• **DIRECTION**
Print exactly the lines from the first one down to the line that contains "Chart.register(...registerables);", both included, and skip the pictures.

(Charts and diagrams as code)
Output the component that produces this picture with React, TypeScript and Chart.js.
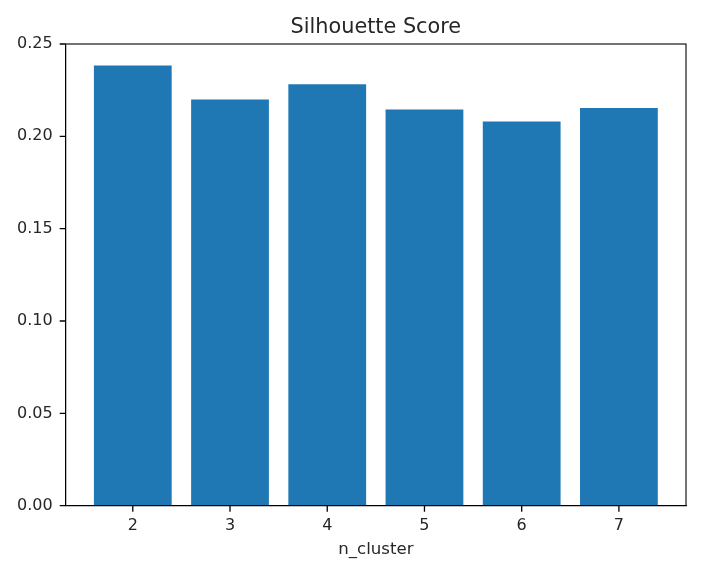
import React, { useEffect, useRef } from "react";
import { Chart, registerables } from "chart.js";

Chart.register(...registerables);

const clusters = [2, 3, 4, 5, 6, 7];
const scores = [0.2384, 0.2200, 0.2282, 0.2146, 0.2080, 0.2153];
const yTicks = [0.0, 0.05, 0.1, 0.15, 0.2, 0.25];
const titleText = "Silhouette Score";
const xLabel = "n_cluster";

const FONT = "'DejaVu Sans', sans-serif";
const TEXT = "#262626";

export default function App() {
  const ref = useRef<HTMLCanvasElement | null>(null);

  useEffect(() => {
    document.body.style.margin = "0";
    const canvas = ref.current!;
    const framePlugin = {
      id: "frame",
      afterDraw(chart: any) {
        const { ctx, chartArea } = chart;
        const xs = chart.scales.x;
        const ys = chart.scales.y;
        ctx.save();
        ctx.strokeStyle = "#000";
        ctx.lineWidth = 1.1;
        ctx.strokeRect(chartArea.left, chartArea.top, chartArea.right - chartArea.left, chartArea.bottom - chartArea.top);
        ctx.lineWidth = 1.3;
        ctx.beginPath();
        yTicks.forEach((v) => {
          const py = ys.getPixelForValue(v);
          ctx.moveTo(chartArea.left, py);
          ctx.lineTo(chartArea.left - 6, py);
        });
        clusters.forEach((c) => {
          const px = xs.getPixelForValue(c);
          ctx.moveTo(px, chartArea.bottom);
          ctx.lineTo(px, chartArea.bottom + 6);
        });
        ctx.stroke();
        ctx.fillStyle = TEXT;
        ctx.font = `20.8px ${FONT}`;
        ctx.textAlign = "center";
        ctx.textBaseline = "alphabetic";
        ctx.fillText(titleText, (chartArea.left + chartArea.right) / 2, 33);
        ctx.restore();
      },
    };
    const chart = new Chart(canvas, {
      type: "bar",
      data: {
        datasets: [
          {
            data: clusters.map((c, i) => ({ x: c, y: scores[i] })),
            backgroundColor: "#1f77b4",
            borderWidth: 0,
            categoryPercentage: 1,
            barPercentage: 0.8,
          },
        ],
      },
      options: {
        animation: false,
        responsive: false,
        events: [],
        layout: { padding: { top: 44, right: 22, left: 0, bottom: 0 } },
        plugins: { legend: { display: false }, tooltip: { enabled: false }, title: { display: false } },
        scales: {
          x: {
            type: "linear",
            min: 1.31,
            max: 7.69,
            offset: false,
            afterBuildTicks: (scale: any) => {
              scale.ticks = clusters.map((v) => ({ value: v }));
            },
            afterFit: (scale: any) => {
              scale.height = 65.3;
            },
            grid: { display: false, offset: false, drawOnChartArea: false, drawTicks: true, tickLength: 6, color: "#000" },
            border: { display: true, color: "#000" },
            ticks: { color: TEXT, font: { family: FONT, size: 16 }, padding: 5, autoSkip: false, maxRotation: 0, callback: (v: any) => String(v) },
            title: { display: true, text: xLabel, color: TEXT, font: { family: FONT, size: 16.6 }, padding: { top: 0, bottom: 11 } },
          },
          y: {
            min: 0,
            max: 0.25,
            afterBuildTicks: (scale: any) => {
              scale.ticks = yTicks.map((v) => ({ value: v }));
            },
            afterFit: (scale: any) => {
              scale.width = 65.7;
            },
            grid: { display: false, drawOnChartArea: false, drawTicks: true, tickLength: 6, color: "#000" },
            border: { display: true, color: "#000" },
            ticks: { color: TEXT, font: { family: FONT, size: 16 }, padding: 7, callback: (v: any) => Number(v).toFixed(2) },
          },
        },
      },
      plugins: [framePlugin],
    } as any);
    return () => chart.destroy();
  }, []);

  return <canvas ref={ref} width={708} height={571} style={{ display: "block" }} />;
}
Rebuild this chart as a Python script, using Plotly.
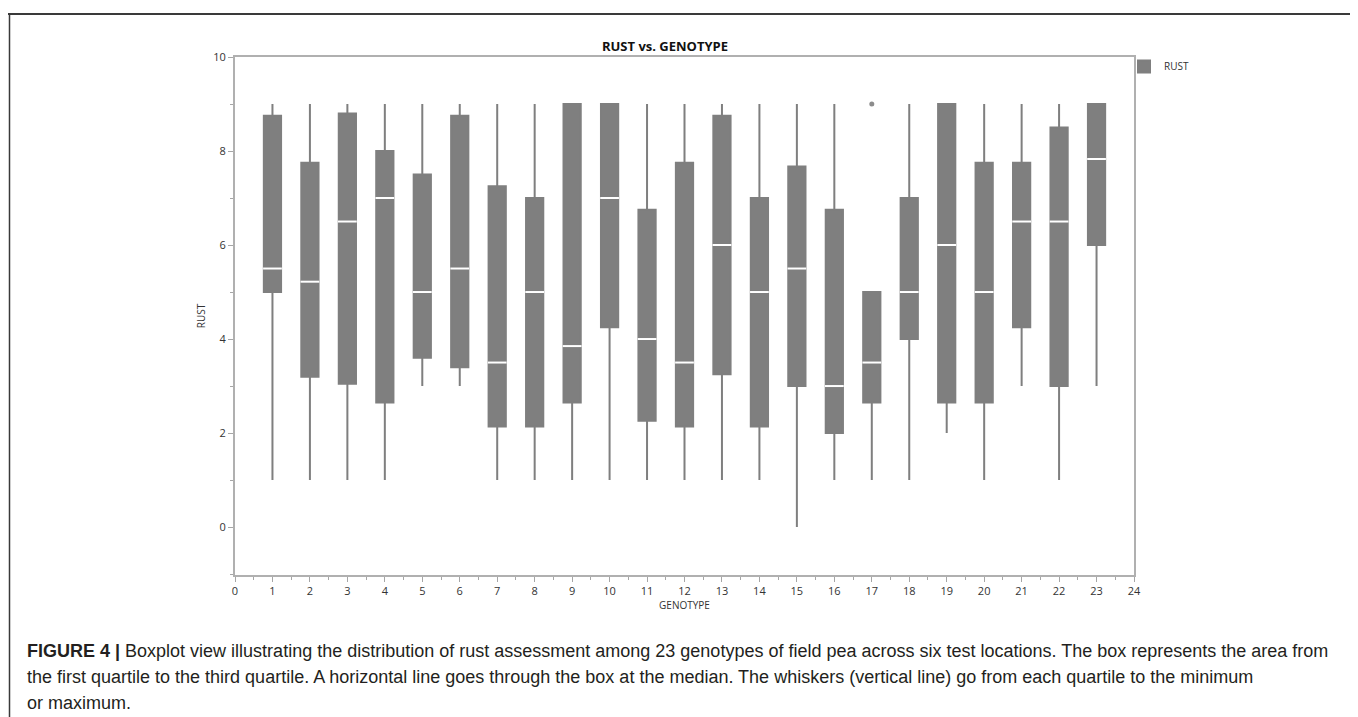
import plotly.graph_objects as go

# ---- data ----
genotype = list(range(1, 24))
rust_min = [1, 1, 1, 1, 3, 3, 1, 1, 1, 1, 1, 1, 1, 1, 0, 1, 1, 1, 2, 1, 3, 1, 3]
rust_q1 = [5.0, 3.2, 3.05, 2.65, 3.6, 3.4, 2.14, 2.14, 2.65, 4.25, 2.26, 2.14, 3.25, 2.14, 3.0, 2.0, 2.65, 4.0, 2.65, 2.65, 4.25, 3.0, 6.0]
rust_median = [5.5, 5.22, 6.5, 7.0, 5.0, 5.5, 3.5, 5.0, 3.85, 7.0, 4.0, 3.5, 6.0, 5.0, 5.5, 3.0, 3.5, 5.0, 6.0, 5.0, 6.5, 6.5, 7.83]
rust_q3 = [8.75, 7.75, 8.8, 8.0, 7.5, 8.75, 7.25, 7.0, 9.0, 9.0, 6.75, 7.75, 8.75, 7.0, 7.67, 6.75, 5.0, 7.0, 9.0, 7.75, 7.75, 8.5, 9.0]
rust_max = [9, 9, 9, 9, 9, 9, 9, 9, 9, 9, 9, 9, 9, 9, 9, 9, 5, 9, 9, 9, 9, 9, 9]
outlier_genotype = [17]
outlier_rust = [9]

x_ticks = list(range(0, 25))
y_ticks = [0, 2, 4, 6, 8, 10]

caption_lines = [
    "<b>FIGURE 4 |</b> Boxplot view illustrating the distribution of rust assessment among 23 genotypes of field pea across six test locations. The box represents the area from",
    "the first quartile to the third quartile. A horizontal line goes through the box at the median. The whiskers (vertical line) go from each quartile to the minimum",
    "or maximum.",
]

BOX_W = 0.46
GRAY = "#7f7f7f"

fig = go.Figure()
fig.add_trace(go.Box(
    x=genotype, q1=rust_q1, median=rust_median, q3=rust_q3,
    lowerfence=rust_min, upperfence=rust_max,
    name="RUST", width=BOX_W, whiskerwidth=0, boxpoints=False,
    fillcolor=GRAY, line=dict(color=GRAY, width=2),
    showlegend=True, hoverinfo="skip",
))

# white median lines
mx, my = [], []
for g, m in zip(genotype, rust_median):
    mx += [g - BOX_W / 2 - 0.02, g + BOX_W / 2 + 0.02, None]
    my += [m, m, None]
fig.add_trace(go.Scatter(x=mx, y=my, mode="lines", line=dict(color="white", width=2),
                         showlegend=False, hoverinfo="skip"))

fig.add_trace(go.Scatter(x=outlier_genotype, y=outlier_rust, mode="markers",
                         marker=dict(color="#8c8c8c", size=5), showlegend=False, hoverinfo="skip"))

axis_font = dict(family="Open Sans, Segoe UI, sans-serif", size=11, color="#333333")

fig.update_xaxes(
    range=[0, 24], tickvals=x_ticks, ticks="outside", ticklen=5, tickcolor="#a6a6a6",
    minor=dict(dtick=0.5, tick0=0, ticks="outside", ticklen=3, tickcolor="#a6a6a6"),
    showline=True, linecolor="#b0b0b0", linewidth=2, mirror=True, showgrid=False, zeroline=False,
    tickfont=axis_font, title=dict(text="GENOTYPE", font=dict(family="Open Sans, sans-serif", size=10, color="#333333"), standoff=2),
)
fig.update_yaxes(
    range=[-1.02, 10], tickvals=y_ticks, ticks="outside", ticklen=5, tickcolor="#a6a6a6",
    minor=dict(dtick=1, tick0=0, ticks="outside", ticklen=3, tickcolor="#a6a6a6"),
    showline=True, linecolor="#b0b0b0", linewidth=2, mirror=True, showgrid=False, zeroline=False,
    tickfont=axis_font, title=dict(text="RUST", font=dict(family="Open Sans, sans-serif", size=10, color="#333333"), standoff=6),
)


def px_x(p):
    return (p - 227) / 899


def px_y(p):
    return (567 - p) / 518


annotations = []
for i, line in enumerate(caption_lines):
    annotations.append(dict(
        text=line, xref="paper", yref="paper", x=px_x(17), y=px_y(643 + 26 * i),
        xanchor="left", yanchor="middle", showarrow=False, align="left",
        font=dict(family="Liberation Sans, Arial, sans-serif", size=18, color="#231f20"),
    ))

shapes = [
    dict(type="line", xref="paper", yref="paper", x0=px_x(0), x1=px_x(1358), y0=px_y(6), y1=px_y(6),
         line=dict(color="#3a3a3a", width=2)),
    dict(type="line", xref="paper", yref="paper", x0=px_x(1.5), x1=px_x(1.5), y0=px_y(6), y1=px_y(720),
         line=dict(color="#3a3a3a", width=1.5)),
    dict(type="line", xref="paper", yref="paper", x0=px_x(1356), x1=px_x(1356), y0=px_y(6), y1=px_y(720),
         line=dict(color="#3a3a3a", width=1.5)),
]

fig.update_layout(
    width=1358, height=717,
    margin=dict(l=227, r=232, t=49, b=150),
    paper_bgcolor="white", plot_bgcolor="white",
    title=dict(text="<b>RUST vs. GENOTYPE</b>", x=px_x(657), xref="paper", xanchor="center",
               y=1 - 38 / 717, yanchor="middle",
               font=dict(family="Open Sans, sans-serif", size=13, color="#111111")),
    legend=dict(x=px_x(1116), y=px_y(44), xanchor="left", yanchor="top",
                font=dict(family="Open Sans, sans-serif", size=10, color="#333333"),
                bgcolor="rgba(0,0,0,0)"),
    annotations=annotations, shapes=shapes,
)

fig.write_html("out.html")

• **EXERCISE OUTPUT**
Output the component that produces this picture with React, TypeScript and Chart.js.
import React, { useEffect, useRef } from "react";
import { Chart, registerables } from "chart.js";

Chart.register(...registerables);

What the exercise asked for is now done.